The GfK institute said its consumer sentiment index, based on a survey of around 2,000 Germans, dropped to -26.5 points heading into May from a revised -15.7 points a month earlier, as the key indicator fell even further than the previous record set in May 2020 during Germany’s first COVID-19 lockdown.
Analysts polled by Reuters had on average expected the index to drop to -16.0.
“The war in Ukraine and rates of high inflation have dealt a severe blow to consumer sentiment. This means that hopes of a recovery from the easing of pandemic-related restrictions have finally been dashed,” GfK consumer expert Rolf Buerkl said in a statement.
The war, which began with Russia’s invasion of Ukraine on Feb. 24, has led to an explosion in energy prices and far-reaching sanctions on Moscow, both of which have diminished consumers’ spending power, the GfK said.

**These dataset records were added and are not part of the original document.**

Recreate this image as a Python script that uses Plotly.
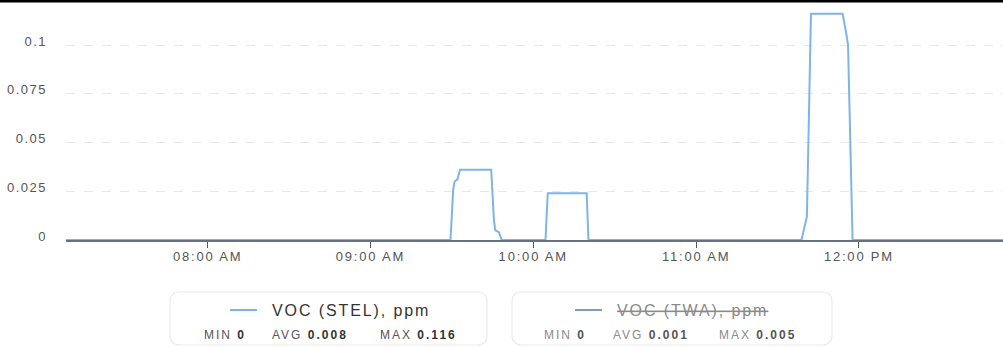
import plotly.graph_objects as go

# ---- data ----
day = "2024-01-01 "
stel_times = ["07:07:48", "09:29:30", "09:30:30", "09:31:00", "09:32:00", "09:33:00",
              "09:44:30", "09:45:30", "09:46:00", "09:47:20", "09:48:20",
              "10:04:30", "10:05:20", "10:19:40", "10:20:20",
              "11:38:50", "11:40:00", "11:40:50", "11:42:20", "11:54:00",
              "11:55:20", "11:56:00", "11:57:40", "12:53:06"]
stel_values = [0, 0, 0.026, 0.030, 0.031, 0.036,
               0.036, 0.010, 0.005, 0.004, 0,
               0, 0.024, 0.024, 0,
               0, 0.007, 0.012, 0.116, 0.116,
               0.106, 0.100, 0, 0]

series_names = ["VOC (STEL), ppm", "VOC (TWA), ppm"]
series_colors = ["#7db5e5", "#7f9cc8"]
series_min = ["0", "0"]
series_avg = ["0.008", "0.001"]
series_max = ["0.116", "0.005"]
series_hidden = [False, True]

y_ticks = [0, 0.025, 0.05, 0.075, 0.1]
y_ticklabels = ["0", "0.025", "0.05", "0.075", "0.1"]
x_ticks = ["08:00:00", "09:00:00", "10:00:00", "11:00:00", "12:00:00"]
x_ticklabels = ["08:00 AM", "09:00 AM", "10:00 AM", "11:00 AM", "12:00 PM"]

# ---- layout geometry (pixels) ----
W, H = 1003, 348
L, R, T, B = 66, 0, 3, 108
PW, PH = W - L - R, H - T - B


def px(x):
    return (x - L) / PW


def py(y):
    return (H - B - y) / PH


def spaced(text, ls, extra=""):
    return f"<span style='letter-spacing:{ls}px;{extra}'>{text}</span>"


fig = go.Figure()
fig.add_trace(go.Scatter(
    x=[day + t for t in stel_times], y=stel_values, mode="lines",
    line=dict(color=series_colors[0], width=2), name=series_names[0],
    showlegend=False, hoverinfo="x+y"))

shapes = []
annotations = []

# black strip at top of page
shapes.append(dict(type="rect", xref="paper", yref="paper",
                   x0=px(0), x1=px(W), y0=py(0), y1=py(2.5),
                   fillcolor="black", line=dict(width=0), layer="above"))


def rounded_rect(x0, y0, x1, y1, r):
    X0, X1 = px(x0), px(x1)
    Y0, Y1 = py(y0), py(y1)
    rx, ry = r / PW, r / PH
    return (f"M {X0+rx},{Y0} L {X1-rx},{Y0} Q {X1},{Y0} {X1},{Y0-ry} "
            f"L {X1},{Y1+ry} Q {X1},{Y1} {X1-rx},{Y1} L {X0+rx},{Y1} "
            f"Q {X0},{Y1} {X0},{Y1+ry} L {X0},{Y0-ry} Q {X0},{Y0} {X0+rx},{Y0} Z")


boxes = [dict(x0=170, x1=487, line=(230, 257), title=270, mn=202, av=270, mx=378),
         dict(x0=512, x1=832, line=(575, 602), title=615, mn=542, av=611, mx=717)]

for i, bx in enumerate(boxes):
    shapes.append(dict(type="path", xref="paper", yref="paper",
                       path=rounded_rect(bx["x0"], 292, bx["x1"], 345, 10),
                       line=dict(color="#ebebeb", width=1.2), fillcolor="white"))
    shapes.append(dict(type="line", xref="paper", yref="paper",
                       x0=px(bx["line"][0]), x1=px(bx["line"][1]),
                       y0=py(310), y1=py(310),
                       line=dict(color=series_colors[i], width=2)))
    title = series_names[i]
    tcolor = "#333333"
    if series_hidden[i]:
        title = "<s>" + title + "</s>"
        tcolor = "#8a8a8a"
    annotations.append(dict(xref="paper", yref="paper", x=px(bx["title"]), y=py(310),
                            text=spaced(title, 1.9), showarrow=False,
                            xanchor="left", yanchor="middle",
                            font=dict(size=16, color=tcolor)))
    vcol = "#333333" if not series_hidden[i] else "#555555"
    lcol = "#555555" if not series_hidden[i] else "#8a8a8a"
    for key, lab, val in [("mn", "MIN", series_min[i]), ("av", "AVG", series_avg[i]),
                          ("mx", "MAX", series_max[i])]:
        annotations.append(dict(
            xref="paper", yref="paper", x=px(bx[key]), y=py(335),
            text=spaced(f"<span style='color:{lcol}'>{lab}</span> <b>{val}</b>", 2),
            showarrow=False, xanchor="left", yanchor="middle",
            font=dict(size=12, color=vcol)))

fig.update_layout(
    width=W, height=H,
    margin=dict(l=L, r=R, t=T, b=B, pad=0),
    paper_bgcolor="white", plot_bgcolor="white",
    font=dict(family="Liberation Sans, Arial, sans-serif", color="#555555"),
    showlegend=False,
    shapes=shapes, annotations=annotations,
    xaxis=dict(type="date",
               range=[day + "07:07:48", day + "12:53:06"],
               tickvals=[day + t for t in x_ticks],
               ticktext=[spaced(t, 1.8) for t in x_ticklabels],
               showgrid=False, zeroline=False,
               showline=True, linecolor="#66727f", linewidth=1.5,
               ticks="outside", ticklen=6, tickcolor="#555555", tickwidth=1.2,
               tickfont=dict(size=13, color="#555555"), ticklabelstandoff=-2),
    yaxis=dict(range=[0, PH / 1950.0], tickvals=y_ticks,
               ticktext=[spaced(t, 1.5) for t in y_ticklabels],
               showgrid=True, gridcolor="#e8e8e8", griddash="dash", gridwidth=1,
               zeroline=False, showline=False, ticks="",
               tickfont=dict(size=13, color="#555555"),
               ticklabelstandoff=18, ticklabelshift=-4),
)

fig.write_html("out.html", config={"displayModeBar": False},
               post_script="document.body.style.margin='0';")
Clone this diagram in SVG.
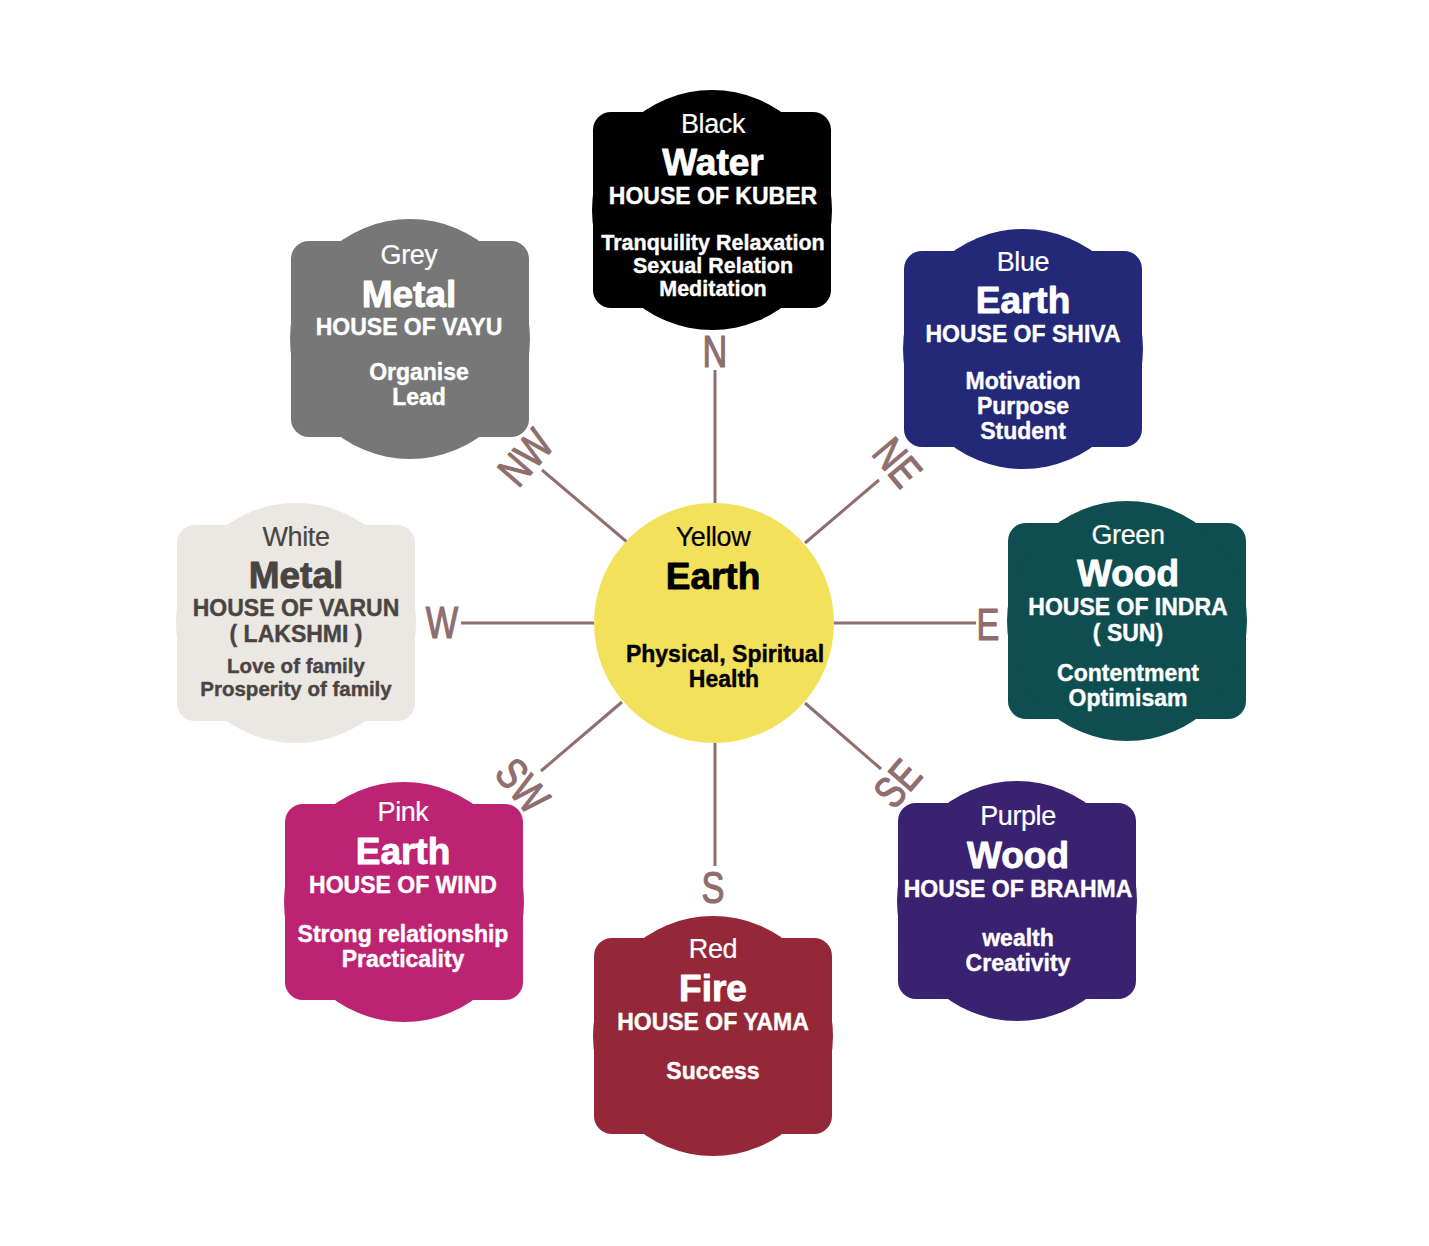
<svg xmlns="http://www.w3.org/2000/svg" xmlns:xlink="http://www.w3.org/1999/xlink" width="1429" height="1246" viewBox="0 0 1429 1246">
<style>
text{font-family:"Liberation Sans",Arial,sans-serif;text-anchor:middle;fill:#ffffff;stroke:#ffffff;stroke-width:0.4;stroke-linejoin:round}
.cn{font-size:27px;font-weight:normal;stroke-width:0.2;letter-spacing:-0.4px}
.el{font-size:37px;font-weight:bold;stroke-width:0.9}
.ho{font-size:23px;font-weight:bold}
.bd{font-size:23px;font-weight:bold}
.bk{font-size:21.5px;font-weight:bold}
.wb{font-size:20.5px;font-weight:bold}
.dk text{fill:#4a4543;stroke:#4a4543}
.yl text{fill:#000000;stroke:#000000}
.dir{font-size:44px;font-weight:normal;fill:#8f6e6e;stroke:#8f6e6e;stroke-width:1.2}
.ln{stroke:#8f6e6e;stroke-width:3;fill:none}
</style>
<defs>
<g id="shape">
<rect x="-119" y="-98" width="238" height="196" rx="18" ry="18"/>
<circle cx="0" cy="0" r="120"/>
</g>
</defs>
<rect width="1429" height="1246" fill="#ffffff"/>
<g id="connectors">
<line class="ln" x1="715" y1="370" x2="715" y2="503"/>
<line class="ln" x1="715" y1="743" x2="715" y2="866"/>
<line class="ln" x1="461" y1="623" x2="594" y2="623"/>
<line class="ln" x1="834" y1="623" x2="976" y2="623"/>
<line class="ln" x1="542" y1="470" x2="627" y2="542"/>
<line class="ln" x1="805" y1="543" x2="879" y2="480"/>
<line class="ln" x1="622" y1="702" x2="541" y2="771"/>
<line class="ln" x1="805" y1="703" x2="881" y2="769"/>
<text class="dir" transform="translate(715,367) scale(0.78,1)" x="0" y="0">N</text>
<text class="dir" transform="translate(713,903) scale(0.78,1)" x="0" y="0">S</text>
<text class="dir" transform="translate(442,638) scale(0.78,1)" x="0" y="0">W</text>
<text class="dir" transform="translate(988,640) scale(0.78,1)" x="0" y="0">E</text>
<text class="dir" transform="translate(525,457) rotate(-49) scale(0.78,1)" x="0" y="16">NW</text>
<text class="dir" transform="translate(898,462) rotate(50) scale(0.78,1)" x="0" y="16">NE</text>
<text class="dir" transform="translate(523,785) rotate(50) scale(0.78,1)" x="0" y="16">SW</text>
<text class="dir" transform="translate(897,783) rotate(-49) scale(0.78,1)" x="0" y="16">SE</text>
</g>
<g id="center" class="yl">
<circle cx="714" cy="623" r="120" fill="#f4e15b"/>
<text class="cn" x="713" y="546">Yellow</text>
<text class="el" x="713" y="589">Earth</text>
<text class="bd" x="725" y="662">Physical, Spiritual</text>
<text class="bd" x="724" y="687">Health</text>
</g>
<g id="north">
<use xlink:href="#shape" href="#shape" x="712" y="210" fill="#000000"/>
<text class="cn" x="713" y="133">Black</text>
<text class="el" x="713" y="175">Water</text>
<text class="ho" x="713" y="204">HOUSE OF KUBER</text>
<text class="bk" x="713" y="250">Tranquility Relaxation</text>
<text class="bk" x="713" y="273">Sexual Relation</text>
<text class="bk" x="713" y="296">Meditation</text>
</g>
<g id="northwest">
<use xlink:href="#shape" href="#shape" x="410" y="339" fill="#777777"/>
<text class="cn" x="409" y="264">Grey</text>
<text class="el" x="409" y="307">Metal</text>
<text class="ho" x="409" y="335">HOUSE OF VAYU</text>
<text class="bd" x="419" y="380">Organise</text>
<text class="bd" x="419" y="405">Lead</text>
</g>
<g id="northeast">
<use xlink:href="#shape" href="#shape" x="1023" y="349" fill="#232878"/>
<text class="cn" x="1023" y="271">Blue</text>
<text class="el" x="1023" y="313">Earth</text>
<text class="ho" x="1023" y="342">HOUSE OF SHIVA</text>
<text class="bd" x="1023" y="389">Motivation</text>
<text class="bd" x="1023" y="414">Purpose</text>
<text class="bd" x="1023" y="439">Student</text>
</g>
<g id="west" class="dk">
<use xlink:href="#shape" href="#shape" x="296" y="623" fill="#ebe7e2"/>
<text class="cn" x="296" y="546">White</text>
<text class="el" x="296" y="588">Metal</text>
<text class="ho" x="296" y="616">HOUSE OF VARUN</text>
<text class="ho" x="296" y="642">( LAKSHMI )</text>
<text class="wb" x="296" y="673">Love of family</text>
<text class="wb" x="296" y="696">Prosperity of family</text>
</g>
<g id="east">
<use xlink:href="#shape" href="#shape" x="1127" y="621" fill="#0f4e50"/>
<text class="cn" x="1128" y="544">Green</text>
<text class="el" x="1128" y="586">Wood</text>
<text class="ho" x="1128" y="615">HOUSE OF INDRA</text>
<text class="ho" x="1128" y="641">( SUN)</text>
<text class="bd" x="1128" y="681">Contentment</text>
<text class="bd" x="1128" y="706">Optimisam</text>
</g>
<g id="southwest">
<use xlink:href="#shape" href="#shape" x="404" y="902" fill="#bd2373"/>
<text class="cn" x="403" y="821">Pink</text>
<text class="el" x="403" y="864">Earth</text>
<text class="ho" x="403" y="893">HOUSE OF WIND</text>
<text class="bd" x="403" y="942">Strong relationship</text>
<text class="bd" x="403" y="967">Practicality</text>
</g>
<g id="southeast">
<use xlink:href="#shape" href="#shape" x="1017" y="901" fill="#3a2270"/>
<text class="cn" x="1018" y="825">Purple</text>
<text class="el" x="1018" y="868">Wood</text>
<text class="ho" x="1018" y="897">HOUSE OF BRAHMA</text>
<text class="bd" x="1018" y="946">wealth</text>
<text class="bd" x="1018" y="971">Creativity</text>
</g>
<g id="south">
<use xlink:href="#shape" href="#shape" x="713" y="1036" fill="#952838"/>
<text class="cn" x="713" y="958">Red</text>
<text class="el" x="713" y="1001">Fire</text>
<text class="ho" x="713" y="1030">HOUSE OF YAMA</text>
<text class="bd" x="713" y="1079">Success</text>
</g>
</svg>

The drop in consumer sentiment was accelerated by a significant increase in the propensity to save in April, it added.
“There will only be a sustainable trend shift in consumer sentiment if there are successful peace negotiations on the war in Ukraine,” Buerkl said.
The survey took place from March 31 to April 11.
The GfK report came as the German government was set to present its updated economic forecasts on Wednesday. Berlin will cut its growth forecast for Europe’s biggest economy for 2022 to 2.2% from 3.6% amid the war in Ukraine, a government source told Reuters on Friday.
MAY 2022 APR 2022 MAY 2021
Consumer climate -26.5 -15.7 -8.6
Consumer climate components APR 2022 MAR 2022 APR 2021
– willingness to buy -10.6 -2.1 17.3
– income expectations -31.3 -22.1 9.3
– business cycle expectations -16.4 -8.9 7.3
NOTE – The survey period was from March 31 to April 11, 2022.
The consumer climate indicator forecasts the development of real private consumption in the following month.
An indicator reading above zero signals year-on-year growth in private consumption. A value below zero indicates a drop compared with the same period a year ago.
According to GfK, a one-point change in the indicator corresponds to a year-on-year change of 0.1% in private consumption.
The “willingness to buy” indicator represents the balance between positive and negative responses to the question: “Do you think now is a good time to buy major items?”
The income expectations sub-index reflects expectations about the development of household finances in the coming 12 months.
The additional business cycle expectations index reflects the assessment of those questioned of the general economic situation in the next 12 months.